IMF concludes annual consultations with Cambodia

International Monetary Fund Managing Director Kristalina Georgieva during the IMF and World Bank annual meetings in Washington on October 19 (Photo: IMF/Joshua Roberts)

Directors say near-term economic activity is likely to ‘moderate’ from around 7 percent expected for this year and that outlook is subject to ‘notable’ downside risks 


PHNOM PENH - The International Monetary Fund (IMF) says Cambodia’s GDP growth is expected to be around 7 percent this year, owing to continued export growth and strong construction activity.


In a statement released in Washington late Thursday, IMF executive directors commended Cambodia’s “strong and sustained” economic growth over past years and “significant progress” in reducing poverty. 

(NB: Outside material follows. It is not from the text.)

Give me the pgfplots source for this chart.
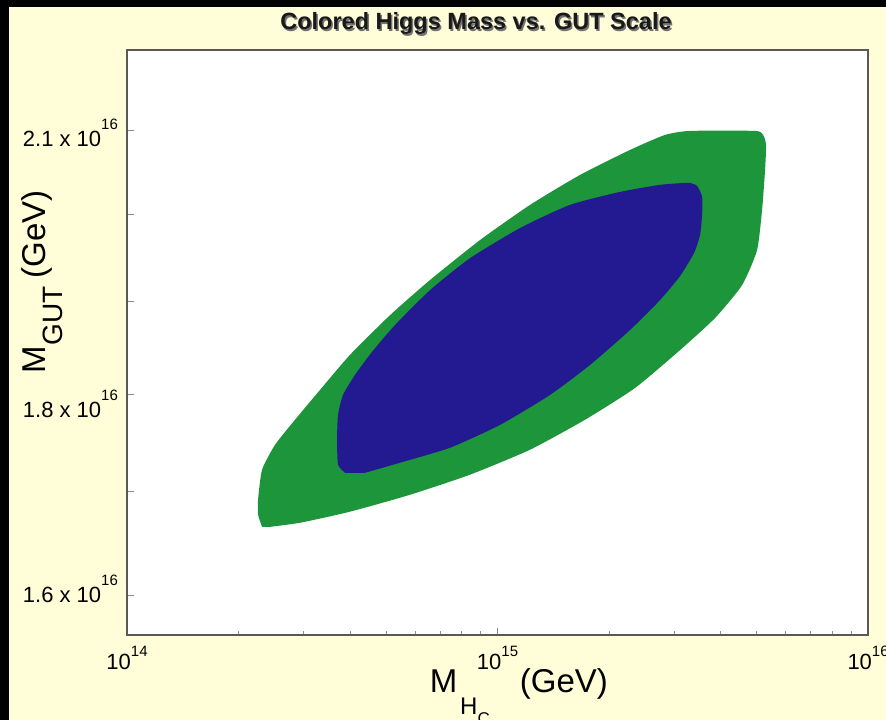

But they noted that “near-term economic activity is likely to moderate and the outlook is subject to notable downside risks, including from a potential suspension of trade preferences under the EU’s Everything But Arms scheme and weaker-than-expected global growth.”


The statement said IMF directors urged authorities to implement policies to safeguard fiscal sustainability, address macro-financial risks and support continued progress toward the Sustainable Development Goals (SDGs).


Need for fiscal sustainability


They commended authorities for strong revenue performance and welcomed plans to scale up priority social and infrastructure spending.


But they also stressed the need for fiscal sustainability by restraining non-development current spending —  including wages — and by continuing to strengthen revenue mobilization and enhance tax efficiency.


“Fiscal governance should be further improved to raise revenue collection, manage fiscal risks from public-private partnerships, increase spending efficiency, including by strengthening public investment management, and reduce opportunities for corruption.”


Lower credit growth seen stemming real-estate risks


Directors praised the profitability of the Cambodian financial system along with its “sizeable” capital buffers and “low” nonperforming loan ratios. 


“They noted, however, that credit has accelerated and is increasingly concentrated in the real estate sector and consumer lending. 


“They called for prompt actions to moderate credit growth, including through additional macroprudential measures and a broad-based policy response to address risks stemming from the real estate sector.” 


Directors said lower credit growth — coupled with prudent fiscal policy and structural reforms — would also help reduce external imbalances. 


Further financial market development and local currency use would allow the central bank to move toward a “more robust and flexible” monetary policy framework.


Significant progress with Sustainable Development Goals


Directors said Cambodia was making “significant progress” toward the SDGs owing to strong economic growth and structural reforms. 


“They welcomed the authorities’ structural reform plan aimed at improving competitiveness and diversification, including through trade facilitation, lowering the cost of doing business, and improving governance. 


But meeting the SDG targets by 2030 will require “sustained policy efforts, particularly in improving education and health outcomes and investing in infrastructure.


“To improve economic resilience, structural constraints should be addressed, including through diversifying growth drivers, ensuring a reliable energy supply, strengthening anti-corruption efforts, and enhancing the regulatory environment. 


“Directors also underscored the importance of renewed efforts to address data gaps and improve data quality."